# STATED EXERCISE
Restate the listing that follows word for word, without its pictures.

>>>

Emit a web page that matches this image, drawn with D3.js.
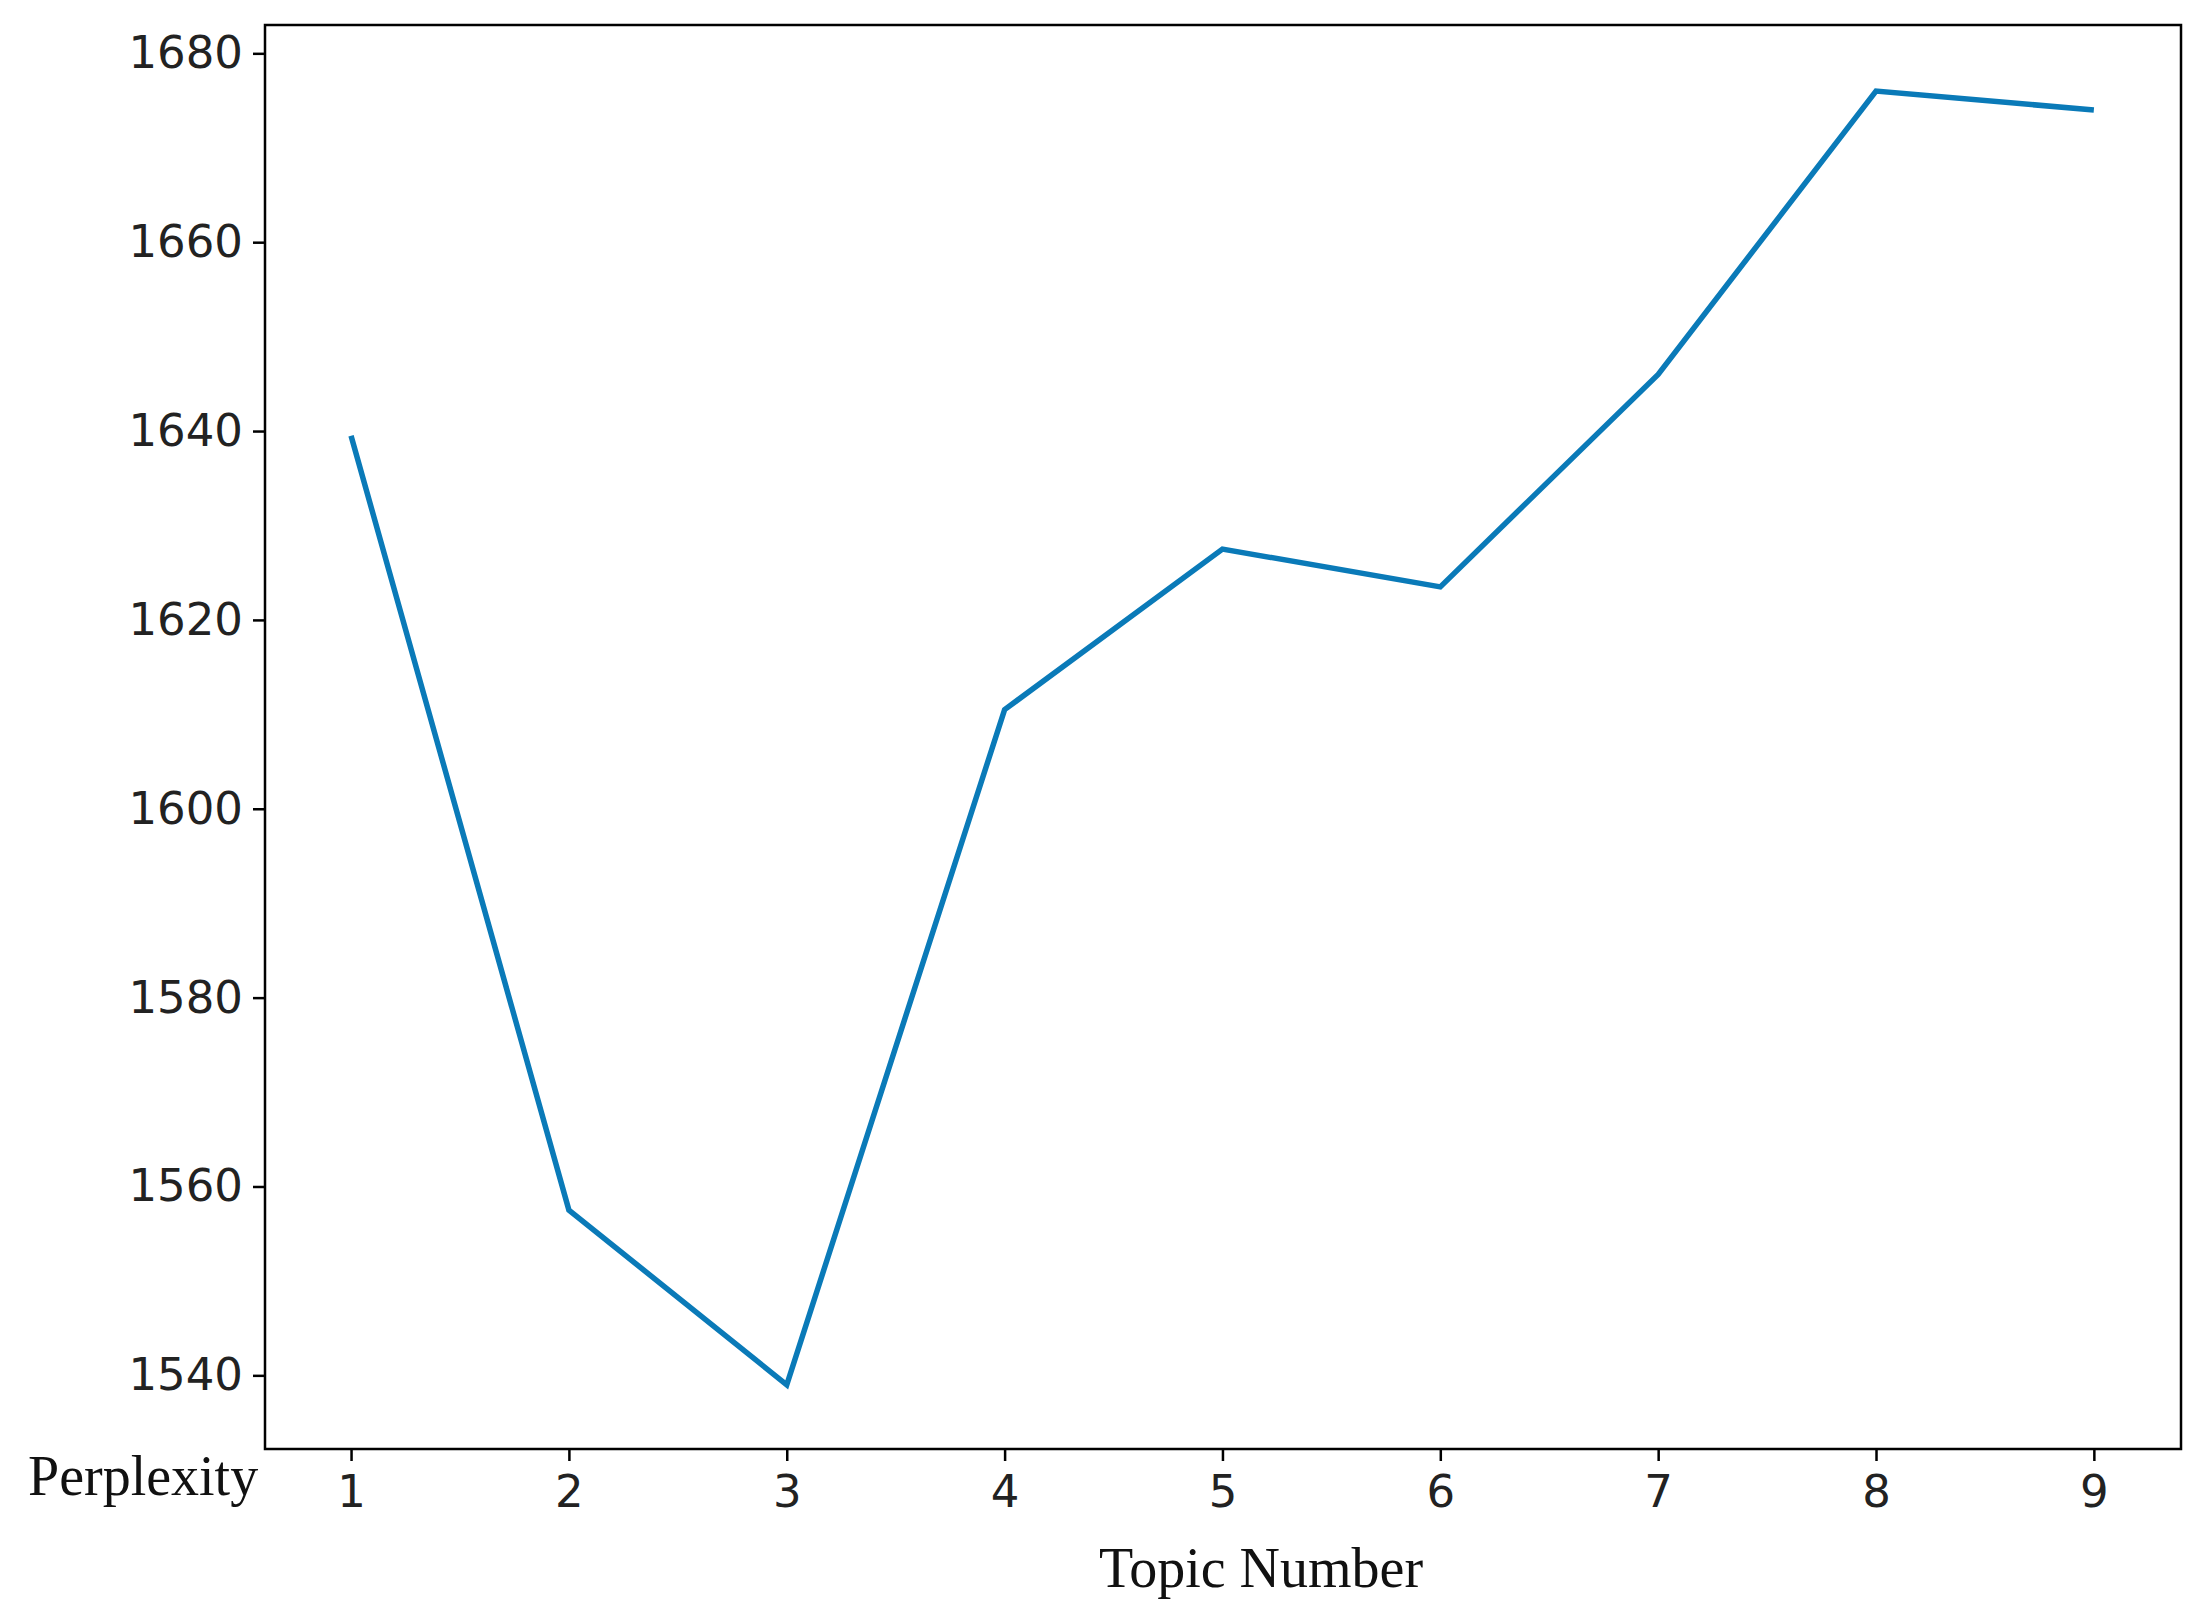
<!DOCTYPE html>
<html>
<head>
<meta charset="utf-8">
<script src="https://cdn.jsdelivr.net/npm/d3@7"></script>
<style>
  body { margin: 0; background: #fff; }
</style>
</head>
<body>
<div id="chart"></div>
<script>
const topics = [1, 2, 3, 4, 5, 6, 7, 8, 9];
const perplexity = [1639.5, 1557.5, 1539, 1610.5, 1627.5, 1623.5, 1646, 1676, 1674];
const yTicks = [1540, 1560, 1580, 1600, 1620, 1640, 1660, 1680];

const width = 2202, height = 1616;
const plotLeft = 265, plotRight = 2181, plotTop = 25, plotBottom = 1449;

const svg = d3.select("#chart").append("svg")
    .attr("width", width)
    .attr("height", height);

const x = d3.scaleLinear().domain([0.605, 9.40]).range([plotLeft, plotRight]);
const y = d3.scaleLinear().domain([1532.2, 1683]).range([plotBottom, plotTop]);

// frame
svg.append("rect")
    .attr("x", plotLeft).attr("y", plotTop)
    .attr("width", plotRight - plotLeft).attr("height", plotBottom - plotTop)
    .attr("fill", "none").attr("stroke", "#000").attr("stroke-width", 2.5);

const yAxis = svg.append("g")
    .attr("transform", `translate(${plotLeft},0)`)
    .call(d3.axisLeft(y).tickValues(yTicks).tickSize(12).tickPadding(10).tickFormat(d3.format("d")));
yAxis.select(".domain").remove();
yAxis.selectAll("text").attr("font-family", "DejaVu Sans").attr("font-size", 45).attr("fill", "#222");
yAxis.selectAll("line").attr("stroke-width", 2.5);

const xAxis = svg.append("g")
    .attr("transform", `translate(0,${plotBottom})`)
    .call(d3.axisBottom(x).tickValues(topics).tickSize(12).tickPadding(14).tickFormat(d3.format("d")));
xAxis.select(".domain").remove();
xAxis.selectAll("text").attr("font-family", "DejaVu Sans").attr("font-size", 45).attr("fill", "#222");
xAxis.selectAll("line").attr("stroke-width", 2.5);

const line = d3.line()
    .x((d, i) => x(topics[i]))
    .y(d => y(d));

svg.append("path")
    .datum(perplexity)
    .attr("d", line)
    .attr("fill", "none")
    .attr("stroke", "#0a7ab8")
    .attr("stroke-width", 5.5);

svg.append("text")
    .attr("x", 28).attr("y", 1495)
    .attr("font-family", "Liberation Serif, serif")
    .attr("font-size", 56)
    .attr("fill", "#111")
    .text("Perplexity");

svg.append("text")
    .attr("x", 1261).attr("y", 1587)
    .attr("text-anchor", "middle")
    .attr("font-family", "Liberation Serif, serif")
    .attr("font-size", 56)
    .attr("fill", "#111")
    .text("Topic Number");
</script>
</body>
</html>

<<<

# ANSWER FOR THE TASK
Emit a web page that matches this image, drawn with D3.js.
<!DOCTYPE html>
<html>
<head>
<meta charset="utf-8">
<script src="https://cdn.jsdelivr.net/npm/d3@7"></script>
<style>
  body { margin: 0; background: #fff; }
</style>
</head>
<body>
<div id="chart"></div>
<script>
const topics = [1, 2, 3, 4, 5, 6, 7, 8, 9];
const perplexity = [1639.5, 1557.5, 1539, 1610.5, 1627.5, 1623.5, 1646, 1676, 1674];
const yTicks = [1540, 1560, 1580, 1600, 1620, 1640, 1660, 1680];

const width = 2202, height = 1616;
const plotLeft = 265, plotRight = 2181, plotTop = 25, plotBottom = 1449;

const svg = d3.select("#chart").append("svg")
    .attr("width", width)
    .attr("height", height);

const x = d3.scaleLinear().domain([0.605, 9.40]).range([plotLeft, plotRight]);
const y = d3.scaleLinear().domain([1532.2, 1683]).range([plotBottom, plotTop]);

// frame
svg.append("rect")
    .attr("x", plotLeft).attr("y", plotTop)
    .attr("width", plotRight - plotLeft).attr("height", plotBottom - plotTop)
    .attr("fill", "none").attr("stroke", "#000").attr("stroke-width", 2.5);

const yAxis = svg.append("g")
    .attr("transform", `translate(${plotLeft},0)`)
    .call(d3.axisLeft(y).tickValues(yTicks).tickSize(12).tickPadding(10).tickFormat(d3.format("d")));
yAxis.select(".domain").remove();
yAxis.selectAll("text").attr("font-family", "DejaVu Sans").attr("font-size", 45).attr("fill", "#222");
yAxis.selectAll("line").attr("stroke-width", 2.5);

const xAxis = svg.append("g")
    .attr("transform", `translate(0,${plotBottom})`)
    .call(d3.axisBottom(x).tickValues(topics).tickSize(12).tickPadding(14).tickFormat(d3.format("d")));
xAxis.select(".domain").remove();
xAxis.selectAll("text").attr("font-family", "DejaVu Sans").attr("font-size", 45).attr("fill", "#222");
xAxis.selectAll("line").attr("stroke-width", 2.5);

const line = d3.line()
    .x((d, i) => x(topics[i]))
    .y(d => y(d));

svg.append("path")
    .datum(perplexity)
    .attr("d", line)
    .attr("fill", "none")
    .attr("stroke", "#0a7ab8")
    .attr("stroke-width", 5.5);

svg.append("text")
    .attr("x", 28).attr("y", 1495)
    .attr("font-family", "Liberation Serif, serif")
    .attr("font-size", 56)
    .attr("fill", "#111")
    .text("Perplexity");

svg.append("text")
    .attr("x", 1261).attr("y", 1587)
    .attr("text-anchor", "middle")
    .attr("font-family", "Liberation Serif, serif")
    .attr("font-size", 56)
    .attr("fill", "#111")
    .text("Topic Number");
</script>
</body>
</html>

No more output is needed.